# PROBLEM TO WORK ON
Lines holding the string "matplotlib" are the ones to copy; find them all in the data.

** start SOURCE MATERIAL **

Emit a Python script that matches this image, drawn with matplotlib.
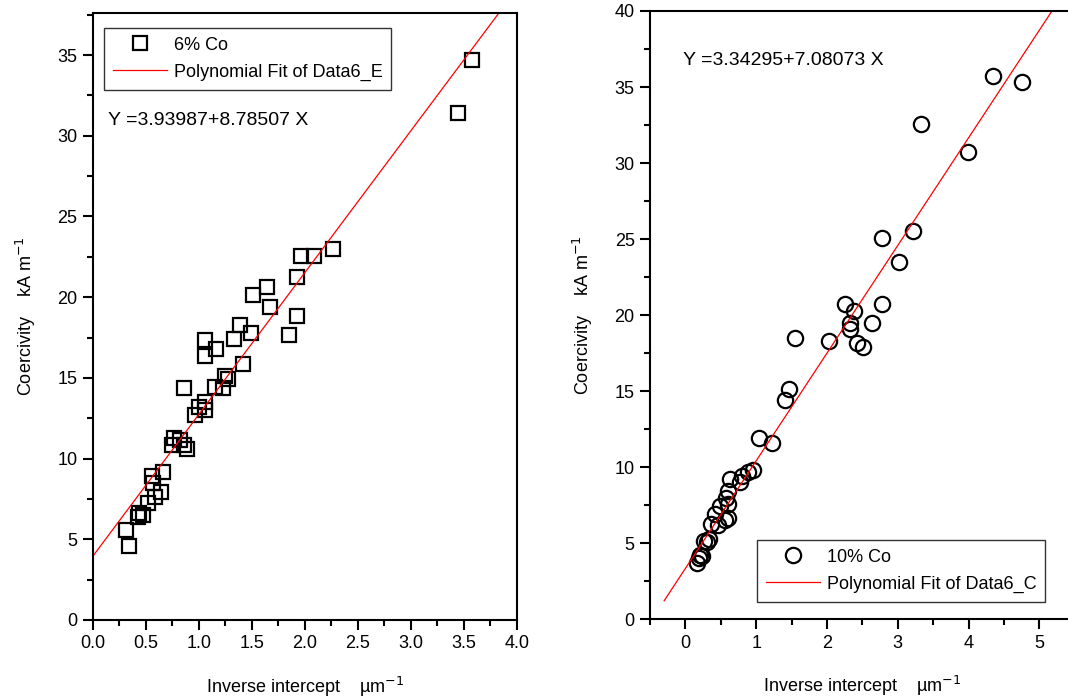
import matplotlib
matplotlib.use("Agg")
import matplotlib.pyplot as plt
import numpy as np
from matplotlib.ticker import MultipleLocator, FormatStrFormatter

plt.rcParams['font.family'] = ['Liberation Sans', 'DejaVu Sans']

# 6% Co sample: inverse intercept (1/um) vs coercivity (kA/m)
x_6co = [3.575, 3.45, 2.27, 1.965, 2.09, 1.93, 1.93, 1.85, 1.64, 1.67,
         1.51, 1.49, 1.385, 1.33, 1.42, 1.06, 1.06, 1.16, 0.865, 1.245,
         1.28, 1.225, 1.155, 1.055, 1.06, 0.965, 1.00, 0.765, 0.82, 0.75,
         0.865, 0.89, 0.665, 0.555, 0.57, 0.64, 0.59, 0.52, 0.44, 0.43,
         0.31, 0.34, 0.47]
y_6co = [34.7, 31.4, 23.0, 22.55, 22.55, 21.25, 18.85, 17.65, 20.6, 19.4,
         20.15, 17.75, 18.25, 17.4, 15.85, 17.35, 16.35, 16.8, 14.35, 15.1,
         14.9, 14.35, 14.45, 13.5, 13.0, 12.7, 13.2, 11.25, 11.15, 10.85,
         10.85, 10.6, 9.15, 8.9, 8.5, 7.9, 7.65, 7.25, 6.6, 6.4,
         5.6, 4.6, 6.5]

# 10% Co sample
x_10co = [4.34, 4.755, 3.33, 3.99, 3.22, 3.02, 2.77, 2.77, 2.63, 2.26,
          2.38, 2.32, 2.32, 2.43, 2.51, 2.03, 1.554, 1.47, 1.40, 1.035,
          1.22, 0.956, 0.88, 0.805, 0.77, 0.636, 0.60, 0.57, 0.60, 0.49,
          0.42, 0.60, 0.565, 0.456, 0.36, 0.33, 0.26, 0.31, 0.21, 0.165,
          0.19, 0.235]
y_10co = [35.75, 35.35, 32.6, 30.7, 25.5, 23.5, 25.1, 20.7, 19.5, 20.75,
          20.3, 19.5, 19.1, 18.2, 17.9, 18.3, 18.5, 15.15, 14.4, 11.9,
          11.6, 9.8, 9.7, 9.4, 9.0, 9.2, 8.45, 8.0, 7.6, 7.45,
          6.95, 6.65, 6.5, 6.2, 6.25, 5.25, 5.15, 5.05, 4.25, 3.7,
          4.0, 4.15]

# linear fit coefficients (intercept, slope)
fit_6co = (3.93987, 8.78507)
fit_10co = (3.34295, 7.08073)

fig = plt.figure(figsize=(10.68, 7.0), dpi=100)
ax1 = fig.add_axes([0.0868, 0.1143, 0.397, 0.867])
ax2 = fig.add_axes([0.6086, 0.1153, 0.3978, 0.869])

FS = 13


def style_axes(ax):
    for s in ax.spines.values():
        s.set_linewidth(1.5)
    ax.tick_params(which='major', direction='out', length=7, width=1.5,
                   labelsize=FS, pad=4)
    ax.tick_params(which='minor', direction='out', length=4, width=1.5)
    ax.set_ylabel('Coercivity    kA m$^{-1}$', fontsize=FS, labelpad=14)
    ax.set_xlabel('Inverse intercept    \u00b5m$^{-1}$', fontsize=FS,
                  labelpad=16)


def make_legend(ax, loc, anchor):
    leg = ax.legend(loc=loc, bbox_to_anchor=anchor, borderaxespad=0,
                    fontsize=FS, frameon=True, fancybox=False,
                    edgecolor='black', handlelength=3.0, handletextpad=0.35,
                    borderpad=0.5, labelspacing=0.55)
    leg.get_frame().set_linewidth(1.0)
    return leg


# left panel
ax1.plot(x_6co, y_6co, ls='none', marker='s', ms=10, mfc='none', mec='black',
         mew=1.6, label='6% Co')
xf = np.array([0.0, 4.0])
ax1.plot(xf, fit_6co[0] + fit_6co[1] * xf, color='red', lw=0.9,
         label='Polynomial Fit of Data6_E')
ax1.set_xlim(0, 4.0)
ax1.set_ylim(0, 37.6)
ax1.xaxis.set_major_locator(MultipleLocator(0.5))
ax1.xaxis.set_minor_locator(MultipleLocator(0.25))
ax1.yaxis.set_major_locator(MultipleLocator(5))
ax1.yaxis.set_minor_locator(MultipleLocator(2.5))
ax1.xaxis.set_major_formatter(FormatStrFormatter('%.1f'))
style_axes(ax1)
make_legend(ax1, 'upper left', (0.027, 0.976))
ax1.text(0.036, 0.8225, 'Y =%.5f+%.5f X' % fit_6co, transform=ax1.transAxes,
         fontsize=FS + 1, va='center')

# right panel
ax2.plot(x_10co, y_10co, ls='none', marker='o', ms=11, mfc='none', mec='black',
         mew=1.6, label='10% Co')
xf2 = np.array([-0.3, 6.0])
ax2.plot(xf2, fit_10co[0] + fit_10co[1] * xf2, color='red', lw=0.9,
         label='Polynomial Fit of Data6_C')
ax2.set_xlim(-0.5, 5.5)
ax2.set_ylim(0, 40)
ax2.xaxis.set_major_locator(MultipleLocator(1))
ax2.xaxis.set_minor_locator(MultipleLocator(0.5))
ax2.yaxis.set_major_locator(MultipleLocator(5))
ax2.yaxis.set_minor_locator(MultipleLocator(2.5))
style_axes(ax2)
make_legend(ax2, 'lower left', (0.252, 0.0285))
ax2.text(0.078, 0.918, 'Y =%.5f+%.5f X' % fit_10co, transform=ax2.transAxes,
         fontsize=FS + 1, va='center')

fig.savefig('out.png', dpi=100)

** end SOURCE MATERIAL **

# SOLUTION BELOW
Emit a Python script that matches this image, drawn with matplotlib.
import matplotlib
matplotlib.use("Agg")
import matplotlib.pyplot as plt
from matplotlib.ticker import MultipleLocator, FormatStrFormatter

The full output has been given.